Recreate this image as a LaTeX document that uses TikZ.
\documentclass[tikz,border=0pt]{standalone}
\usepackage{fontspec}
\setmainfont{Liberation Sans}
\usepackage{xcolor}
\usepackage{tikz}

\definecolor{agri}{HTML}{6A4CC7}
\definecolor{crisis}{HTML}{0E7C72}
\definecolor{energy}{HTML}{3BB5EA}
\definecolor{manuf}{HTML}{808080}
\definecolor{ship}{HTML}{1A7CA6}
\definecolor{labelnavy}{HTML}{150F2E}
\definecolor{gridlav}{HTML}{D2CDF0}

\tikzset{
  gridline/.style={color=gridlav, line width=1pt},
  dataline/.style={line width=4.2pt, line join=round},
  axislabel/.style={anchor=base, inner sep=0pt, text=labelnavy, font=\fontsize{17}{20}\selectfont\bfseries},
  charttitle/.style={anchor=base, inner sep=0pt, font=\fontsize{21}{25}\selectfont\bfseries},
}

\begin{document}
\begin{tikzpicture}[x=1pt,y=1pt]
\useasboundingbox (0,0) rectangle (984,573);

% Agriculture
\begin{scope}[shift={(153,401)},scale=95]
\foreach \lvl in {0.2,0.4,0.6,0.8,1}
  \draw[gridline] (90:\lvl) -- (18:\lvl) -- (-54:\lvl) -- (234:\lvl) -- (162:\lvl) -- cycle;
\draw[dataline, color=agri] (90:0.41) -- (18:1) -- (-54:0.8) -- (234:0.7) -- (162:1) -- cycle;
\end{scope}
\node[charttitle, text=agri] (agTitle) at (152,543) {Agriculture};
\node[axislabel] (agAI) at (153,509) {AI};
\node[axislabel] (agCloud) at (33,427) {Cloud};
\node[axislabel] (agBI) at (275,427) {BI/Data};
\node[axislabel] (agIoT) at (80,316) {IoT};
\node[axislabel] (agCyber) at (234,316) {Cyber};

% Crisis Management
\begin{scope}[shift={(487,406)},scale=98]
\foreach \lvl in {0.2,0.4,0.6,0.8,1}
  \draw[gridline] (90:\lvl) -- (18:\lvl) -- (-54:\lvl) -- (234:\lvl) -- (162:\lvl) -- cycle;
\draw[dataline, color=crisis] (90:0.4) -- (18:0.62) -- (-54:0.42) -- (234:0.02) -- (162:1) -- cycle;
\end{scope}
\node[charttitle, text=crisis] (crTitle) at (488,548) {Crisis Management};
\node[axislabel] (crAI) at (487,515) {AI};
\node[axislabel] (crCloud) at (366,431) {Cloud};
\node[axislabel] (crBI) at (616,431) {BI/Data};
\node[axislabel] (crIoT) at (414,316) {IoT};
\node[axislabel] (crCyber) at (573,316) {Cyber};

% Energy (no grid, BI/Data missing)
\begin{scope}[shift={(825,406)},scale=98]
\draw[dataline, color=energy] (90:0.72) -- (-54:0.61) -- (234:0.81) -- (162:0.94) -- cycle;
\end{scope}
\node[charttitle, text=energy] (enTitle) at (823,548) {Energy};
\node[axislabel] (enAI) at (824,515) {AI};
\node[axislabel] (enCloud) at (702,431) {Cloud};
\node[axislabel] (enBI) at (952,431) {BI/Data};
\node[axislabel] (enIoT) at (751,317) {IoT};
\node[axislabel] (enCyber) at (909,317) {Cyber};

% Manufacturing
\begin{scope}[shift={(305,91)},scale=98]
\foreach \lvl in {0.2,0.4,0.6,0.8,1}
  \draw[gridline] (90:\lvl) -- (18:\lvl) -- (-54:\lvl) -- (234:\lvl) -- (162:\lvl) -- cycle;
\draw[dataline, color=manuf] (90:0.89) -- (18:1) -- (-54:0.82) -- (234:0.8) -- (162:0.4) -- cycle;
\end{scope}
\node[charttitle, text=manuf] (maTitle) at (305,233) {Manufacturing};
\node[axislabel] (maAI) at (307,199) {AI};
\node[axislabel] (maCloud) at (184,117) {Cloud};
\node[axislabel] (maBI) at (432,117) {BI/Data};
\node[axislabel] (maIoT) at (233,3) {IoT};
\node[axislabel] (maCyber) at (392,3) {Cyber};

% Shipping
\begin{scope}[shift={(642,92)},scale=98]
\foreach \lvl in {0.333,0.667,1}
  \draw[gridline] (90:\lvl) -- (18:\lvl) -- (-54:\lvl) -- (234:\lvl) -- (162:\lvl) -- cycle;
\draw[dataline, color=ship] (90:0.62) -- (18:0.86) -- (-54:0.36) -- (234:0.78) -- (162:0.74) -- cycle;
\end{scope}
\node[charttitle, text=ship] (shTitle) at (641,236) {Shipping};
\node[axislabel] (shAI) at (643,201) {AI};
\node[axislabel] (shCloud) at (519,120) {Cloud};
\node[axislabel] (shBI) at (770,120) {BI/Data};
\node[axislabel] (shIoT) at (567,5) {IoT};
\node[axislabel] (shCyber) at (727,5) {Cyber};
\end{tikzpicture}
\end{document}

========================================

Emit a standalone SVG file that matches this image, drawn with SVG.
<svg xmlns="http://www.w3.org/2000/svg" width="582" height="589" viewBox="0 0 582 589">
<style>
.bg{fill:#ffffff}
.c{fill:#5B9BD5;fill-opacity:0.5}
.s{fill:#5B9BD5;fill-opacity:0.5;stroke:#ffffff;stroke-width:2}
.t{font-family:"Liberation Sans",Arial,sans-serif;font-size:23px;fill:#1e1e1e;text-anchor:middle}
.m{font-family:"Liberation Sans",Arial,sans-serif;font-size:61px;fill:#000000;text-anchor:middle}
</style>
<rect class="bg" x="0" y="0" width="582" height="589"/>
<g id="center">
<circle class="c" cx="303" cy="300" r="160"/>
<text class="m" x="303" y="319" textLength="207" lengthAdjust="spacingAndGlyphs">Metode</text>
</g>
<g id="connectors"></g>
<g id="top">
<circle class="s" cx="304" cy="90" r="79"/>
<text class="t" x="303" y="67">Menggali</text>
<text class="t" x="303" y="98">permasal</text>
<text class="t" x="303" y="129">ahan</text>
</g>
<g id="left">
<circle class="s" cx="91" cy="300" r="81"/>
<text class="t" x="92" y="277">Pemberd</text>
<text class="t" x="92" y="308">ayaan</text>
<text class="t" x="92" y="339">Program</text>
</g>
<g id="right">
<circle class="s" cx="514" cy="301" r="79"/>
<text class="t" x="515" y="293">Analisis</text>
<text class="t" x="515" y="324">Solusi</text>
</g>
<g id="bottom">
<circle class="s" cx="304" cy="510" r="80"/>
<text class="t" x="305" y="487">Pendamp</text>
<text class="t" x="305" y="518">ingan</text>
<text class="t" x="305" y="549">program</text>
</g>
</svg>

========================================

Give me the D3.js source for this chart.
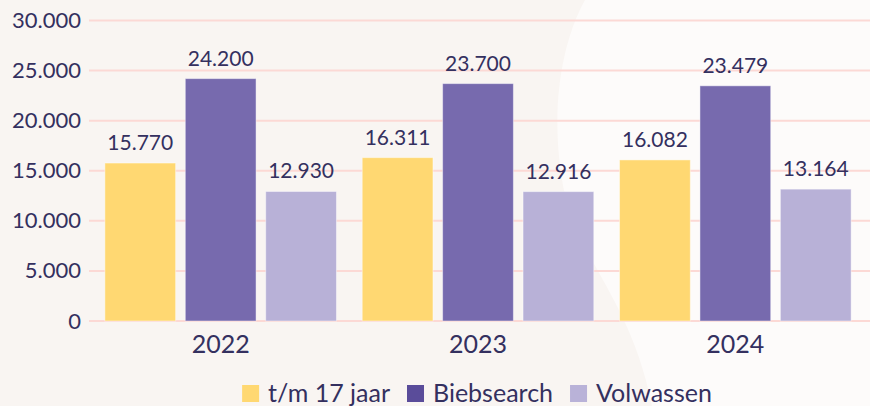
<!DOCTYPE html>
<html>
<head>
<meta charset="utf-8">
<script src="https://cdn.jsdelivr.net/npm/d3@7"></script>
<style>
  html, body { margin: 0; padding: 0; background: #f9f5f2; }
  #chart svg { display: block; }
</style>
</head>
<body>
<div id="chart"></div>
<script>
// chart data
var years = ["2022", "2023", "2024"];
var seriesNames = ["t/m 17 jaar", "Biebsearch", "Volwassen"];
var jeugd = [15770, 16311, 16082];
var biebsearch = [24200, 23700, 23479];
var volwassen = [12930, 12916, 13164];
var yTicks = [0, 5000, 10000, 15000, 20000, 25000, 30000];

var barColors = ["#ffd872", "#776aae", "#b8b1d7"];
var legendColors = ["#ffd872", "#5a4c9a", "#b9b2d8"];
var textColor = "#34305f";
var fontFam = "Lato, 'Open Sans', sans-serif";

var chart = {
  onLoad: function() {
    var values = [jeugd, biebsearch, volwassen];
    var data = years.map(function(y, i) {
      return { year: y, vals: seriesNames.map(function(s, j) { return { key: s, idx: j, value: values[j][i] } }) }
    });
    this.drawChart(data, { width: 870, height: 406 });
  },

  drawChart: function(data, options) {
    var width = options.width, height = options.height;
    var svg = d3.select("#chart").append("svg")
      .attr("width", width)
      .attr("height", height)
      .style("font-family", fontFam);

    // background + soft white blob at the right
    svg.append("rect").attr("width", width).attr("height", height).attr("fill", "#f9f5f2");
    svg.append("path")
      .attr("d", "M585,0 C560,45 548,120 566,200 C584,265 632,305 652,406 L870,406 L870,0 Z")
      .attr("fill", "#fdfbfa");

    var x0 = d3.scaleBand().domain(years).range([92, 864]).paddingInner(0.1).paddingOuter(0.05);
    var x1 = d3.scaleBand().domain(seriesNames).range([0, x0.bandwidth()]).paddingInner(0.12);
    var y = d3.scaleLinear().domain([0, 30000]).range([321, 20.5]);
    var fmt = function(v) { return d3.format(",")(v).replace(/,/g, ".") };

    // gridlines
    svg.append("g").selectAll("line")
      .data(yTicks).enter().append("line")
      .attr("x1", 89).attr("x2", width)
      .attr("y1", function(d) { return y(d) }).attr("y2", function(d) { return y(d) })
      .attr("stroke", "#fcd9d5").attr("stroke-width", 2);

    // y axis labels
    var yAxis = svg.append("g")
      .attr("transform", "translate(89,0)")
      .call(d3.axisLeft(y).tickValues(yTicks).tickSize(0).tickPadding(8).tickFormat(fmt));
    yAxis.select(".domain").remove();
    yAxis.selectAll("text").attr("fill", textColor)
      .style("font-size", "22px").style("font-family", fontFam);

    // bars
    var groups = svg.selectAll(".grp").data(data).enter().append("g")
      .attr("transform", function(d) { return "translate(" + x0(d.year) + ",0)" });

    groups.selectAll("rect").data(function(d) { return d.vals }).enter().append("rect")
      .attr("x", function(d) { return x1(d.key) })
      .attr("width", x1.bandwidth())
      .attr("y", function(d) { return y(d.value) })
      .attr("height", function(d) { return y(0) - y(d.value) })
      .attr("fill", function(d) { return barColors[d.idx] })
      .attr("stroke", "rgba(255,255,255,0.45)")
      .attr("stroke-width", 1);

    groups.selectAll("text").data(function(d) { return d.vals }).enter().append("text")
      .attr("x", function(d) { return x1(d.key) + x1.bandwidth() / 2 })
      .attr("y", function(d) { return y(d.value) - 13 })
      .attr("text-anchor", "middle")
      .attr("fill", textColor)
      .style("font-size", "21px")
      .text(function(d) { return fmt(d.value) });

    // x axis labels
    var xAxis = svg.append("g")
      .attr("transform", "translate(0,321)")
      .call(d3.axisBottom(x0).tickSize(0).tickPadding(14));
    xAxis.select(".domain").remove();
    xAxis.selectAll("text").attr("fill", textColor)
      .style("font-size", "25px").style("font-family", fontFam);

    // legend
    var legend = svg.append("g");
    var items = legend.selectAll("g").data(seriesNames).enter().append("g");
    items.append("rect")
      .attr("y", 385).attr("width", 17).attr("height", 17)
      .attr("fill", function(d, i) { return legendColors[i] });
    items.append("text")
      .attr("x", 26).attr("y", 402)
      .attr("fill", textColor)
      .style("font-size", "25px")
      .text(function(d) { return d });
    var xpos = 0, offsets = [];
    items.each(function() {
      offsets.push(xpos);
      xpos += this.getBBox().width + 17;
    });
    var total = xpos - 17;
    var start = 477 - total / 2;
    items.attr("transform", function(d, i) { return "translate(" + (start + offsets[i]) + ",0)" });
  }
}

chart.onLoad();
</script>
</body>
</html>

========================================

### What you should do
Print, from the entries above, the line with "Recreate this image", the line with "(0,0) rectangle (984,573);" and all lines between them, exactly and with nothing else.

### Worked solution
Recreate this image as a LaTeX document that uses TikZ.
\documentclass[tikz,border=0pt]{standalone}
\usepackage{fontspec}
\setmainfont{Liberation Sans}
\usepackage{xcolor}
\usepackage{tikz}

\definecolor{agri}{HTML}{6A4CC7}
\definecolor{crisis}{HTML}{0E7C72}
\definecolor{energy}{HTML}{3BB5EA}
\definecolor{manuf}{HTML}{808080}
\definecolor{ship}{HTML}{1A7CA6}
\definecolor{labelnavy}{HTML}{150F2E}
\definecolor{gridlav}{HTML}{D2CDF0}

\tikzset{
  gridline/.style={color=gridlav, line width=1pt},
  dataline/.style={line width=4.2pt, line join=round},
  axislabel/.style={anchor=base, inner sep=0pt, text=labelnavy, font=\fontsize{17}{20}\selectfont\bfseries},
  charttitle/.style={anchor=base, inner sep=0pt, font=\fontsize{21}{25}\selectfont\bfseries},
}

\begin{document}
\begin{tikzpicture}[x=1pt,y=1pt]
\useasboundingbox (0,0) rectangle (984,573);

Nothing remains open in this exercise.